Feature Interview: Is Arctic climate research missing the big picture?

A landscape in Sweden’s Far North. New research suggests we know very little about how climate change is transforming certain areas of the Arctic. (Tyler Logan/Courtesy Dan Metcalfe)
Arctic climate change is one of the most important stories of our time, but limited field work means we may not getting the full picture, says the author of a study published this summer in the journal Nature Ecology & Evolution.

The study, Patchy field sampling biases understanding of climate change impacts across the Arctic, was done by consulting data bases and pulling out thousands of papers that examined either the Arctic or sub-Arctic.

The researchers isolated where in the Arctic the research was done for each paper and plotted it on a map.

“What we found, was, in a way, of course obvious, that the research performed across the Arctic is heavily, heavily, heavily clustered around a very few number of locations,” said lead author Dan Metcalfe in a phone interview with Eye on the Arctic.

Important knowledge gaps in Arctic Russia, Canada

Metcalfe, a senior lecturer at the Department of Physical Geography and Ecosystem Science at Sweden’s Lund University,  said the idea for the research came from his own experiences working in Abisko Scientific Research Station in Arctic Sweden and seeing so many of the world’s heavyweight Arctic researchers at exactly the same place.

“It’s so weird, its seems like half of the European science community working on Arctic issues basically comes to this station, it felt like,” Metcalfe said.

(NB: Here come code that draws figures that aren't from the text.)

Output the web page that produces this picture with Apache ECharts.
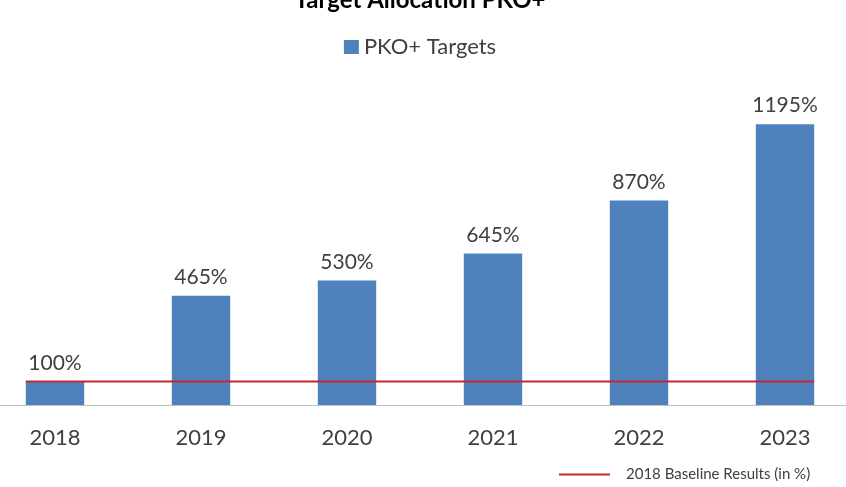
<!DOCTYPE html>
<html>
<head>
<meta charset="utf-8">
<script src="https://cdn.jsdelivr.net/npm/echarts@6/dist/echarts.min.js"></script>
<style>
  html, body { margin: 0; padding: 0; background: #fff; overflow: hidden; }
  /* the plot runs slightly past both window edges, so the chart box is a bit wider */
  #chart { width: 876px; height: 487px; margin-left: -18px; }
</style>
</head>
<body>
<div id="chart"></div>
<script>
// data
const years = ['2018', '2019', '2020', '2021', '2022', '2023']
const targets = [100, 465, 530, 645, 870, 1195]
const baselineValue = 100
// baseline runs from left edge of first bar to right edge of last one (in category units)
const baselineSpan = [0.3, 5.7]

let myChart = echarts.init(document.getElementById('chart'))
const font = 'Lato, "Open Sans", sans-serif'

myChart.setOption({
  animation: false,
  title: {
    text: 'Target Allocation PKO+',
    left: 'center',
    top: -17,
    textStyle: { fontFamily: font, fontSize: 24, fontWeight: 'bold', color: '#000' }
  },
  legend: [
    {
      data: ['PKO+ Targets'],
      top: 31,
      left: 'center',
      itemWidth: 15,
      itemHeight: 14,
      icon: 'rect',
      textStyle: { fontFamily: font, fontSize: 22, color: '#404040' }
    },
    {
      data: [{ name: '2018 Baseline Results (in %)', icon: 'rect' }],
      left: 572,
      top: 462,
      itemWidth: 51,
      itemHeight: 2,
      textStyle: { fontFamily: font, fontSize: 15, color: '#404040', padding: [0, 0, 0, 11] }
    }
  ],
  grid: {
    left: 0,
    right: 0,
    top: 76,
    bottom: 82,
    containLabel: false
  },
  xAxis: [
    {
      type: 'category',
      data: years,
      axisLine: { lineStyle: { color: '#bfbfbf', width: 1 } },
      axisTick: { show: false },
      axisLabel: { fontFamily: font, fontSize: 22, color: '#404040', margin: 22 }
    },
    {
      type: 'value',
      min: 0,
      max: years.length,
      show: false
    }
  ],
  yAxis: {
    type: 'value',
    min: 0,
    max: 1400,
    show: false,
    splitLine: { show: false }
  },
  series: [
    {
      name: 'PKO+ Targets',
      type: 'bar',
      data: targets,
      barCategoryGap: '60%',
      itemStyle: { color: '#4f81bd' },
      label: {
        show: true,
        position: 'top',
        distance: 8,
        formatter: '{c}%',
        fontFamily: font,
        fontSize: 21,
        color: '#404040'
      }
    },
    {
      name: '2018 Baseline Results (in %)',
      type: 'line',
      xAxisIndex: 1,
      data: baselineSpan.map(x => [x, baselineValue]),
      symbol: 'none',
      lineStyle: { color: '#c8262e', width: 2 },
      itemStyle: { color: '#c8262e' },
      z: 5
    }
  ]
})
</script>
</body>
</html>
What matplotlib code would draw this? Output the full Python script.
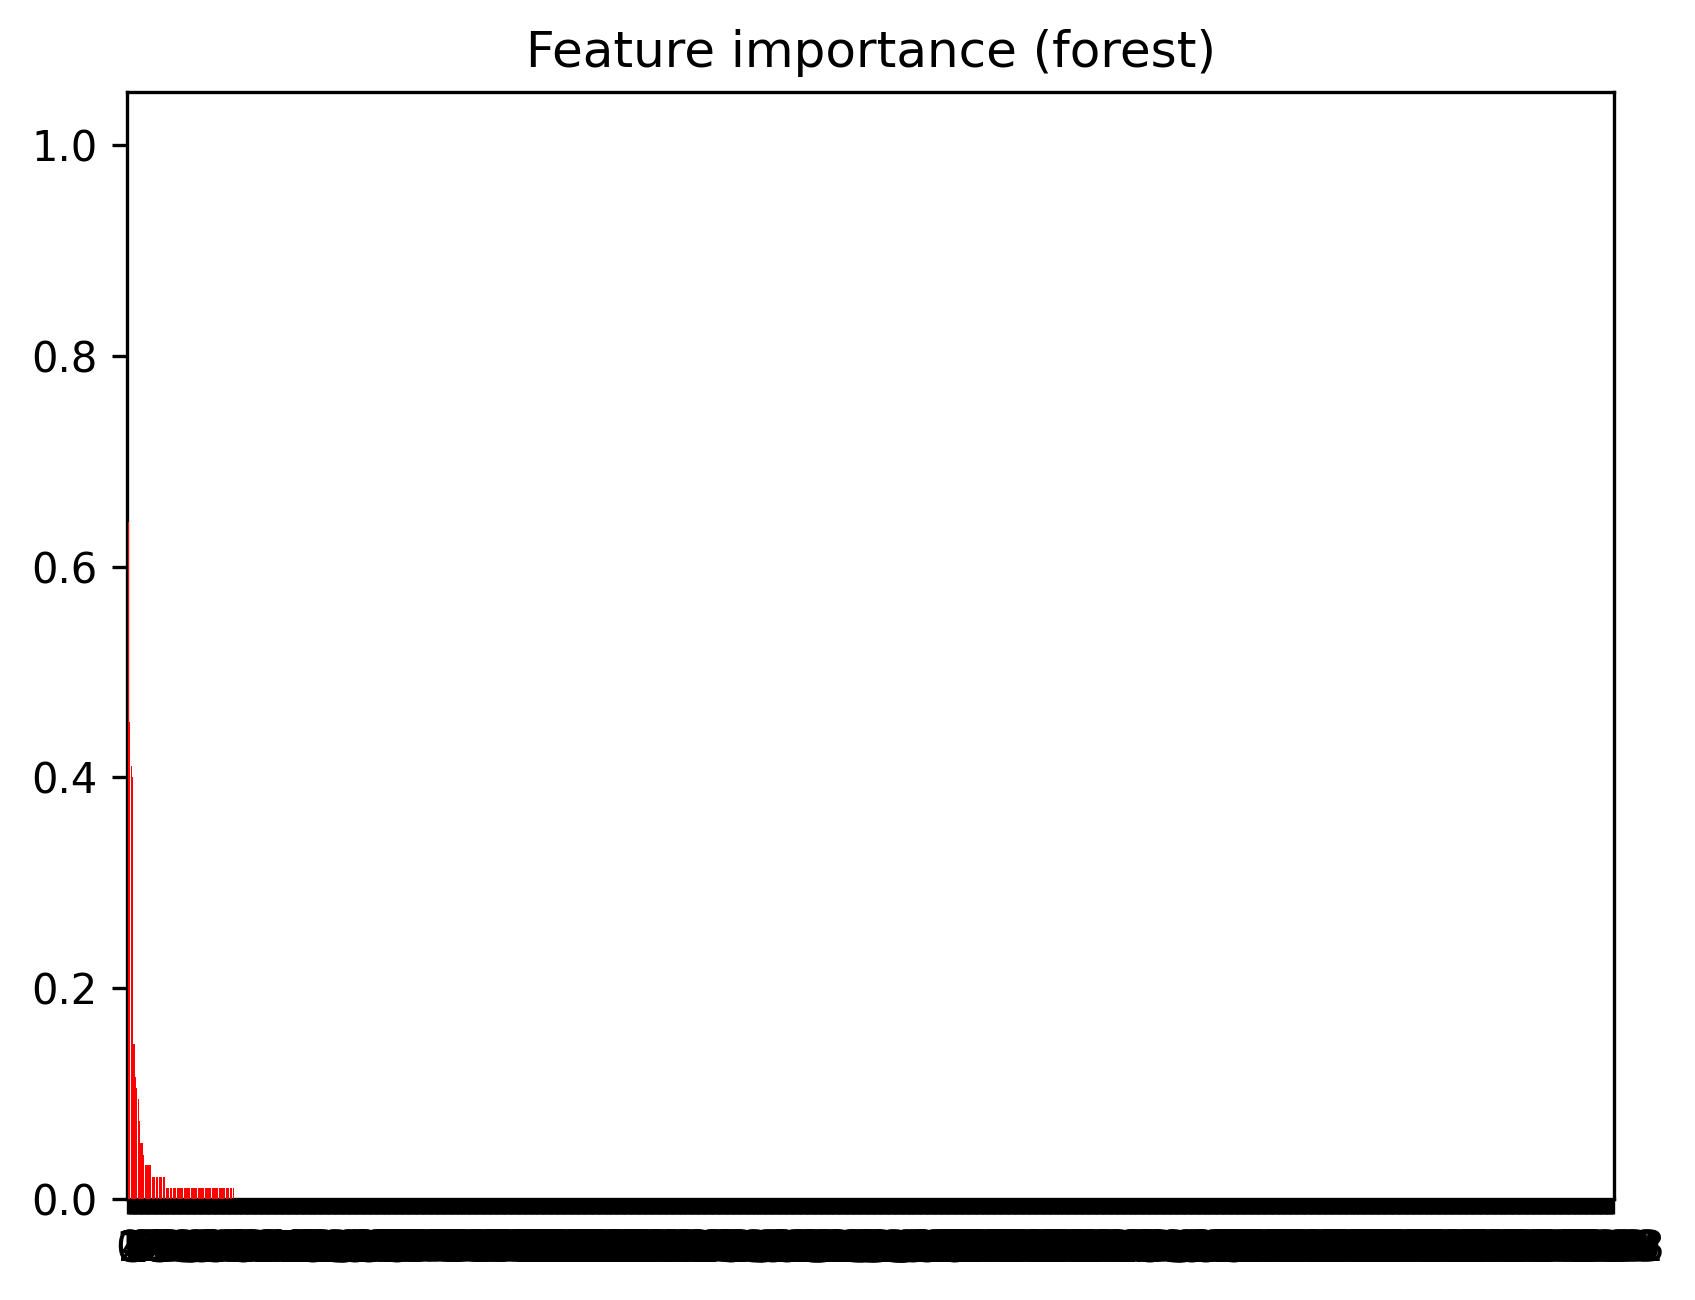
import matplotlib
matplotlib.use("Agg")
import matplotlib.pyplot as plt

# importances of the ranked features (most important first)
top_importances = [0.642, 0.453, 0.411, 0.400, 0.147, 0.116, 0.105, 0.095,
                   0.074, 0.053, 0.053, 0.042,
                   0.032, 0.032, 0.032, 0.032, 0.032,
                   0.021, 0.021, 0.021, 0.021, 0.021,
                   0.021, 0.021, 0.021, 0.021, 0.021,
                   0.0105, 0.0105, 0.0105, 0.0105, 0.0105, 0.0105, 0.0105,
                   0.0105, 0.0105, 0.0105, 0.0105, 0.0105, 0.0105, 0.0105,
                   0.0105, 0.0105, 0.0105, 0.0105, 0.0105, 0.0105, 0.0105,
                   0.0105, 0.0105, 0.0105, 0.0105, 0.0105, 0.0105, 0.0105,
                   0.0105, 0.0105, 0.0105, 0.0105, 0.0105, 0.0105, 0.0105,
                   0.0105, 0.0105, 0.0105, 0.0105, 0.0105, 0.0105, 0.0105,
                   0.0105, 0.0105, 0.0105, 0.0105, 0.0105, 0.0105, 0.0105]
n_features = 1064
# the remaining features have zero importance
importances = top_importances + [0.0] * (n_features - len(top_importances))
feature_labels = [str(i) for i in range(n_features)]

W, H, DPI = 1695, 1300, 300
fig = plt.figure(figsize=(W / DPI, H / DPI), dpi=DPI)
ax = fig.add_axes([127 / W, 101 / H, 1487 / W, 1106.7 / H])

x = list(range(n_features))
# bars drawn over the spine so the first (thin) bar is not hidden by it
ax.bar(x, importances, color="r", align="center", zorder=3)
ax.set_xticks(x)
ax.set_xticklabels(feature_labels)
ax.set_xlim(-1, n_features)
ax.set_ylim(0, 1.05)
ax.set_title("Feature importance (forest)")

fig.savefig("out.png", dpi=DPI)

The Canadian High Arctic Research Station in the community of Cambridge Bay in Canada’s eastern Arctic territory of Nunavut. Arctic research stations are important to science but more data needs to be gathered from isolated, hard-to-get regions of the North, says a recent paper. (Jimmy Thomson/CBC)

And while it makes sense that much of Arctic research be based around the few northern research stations, Metcalfe said this could be skewing what we think we know about the warming North.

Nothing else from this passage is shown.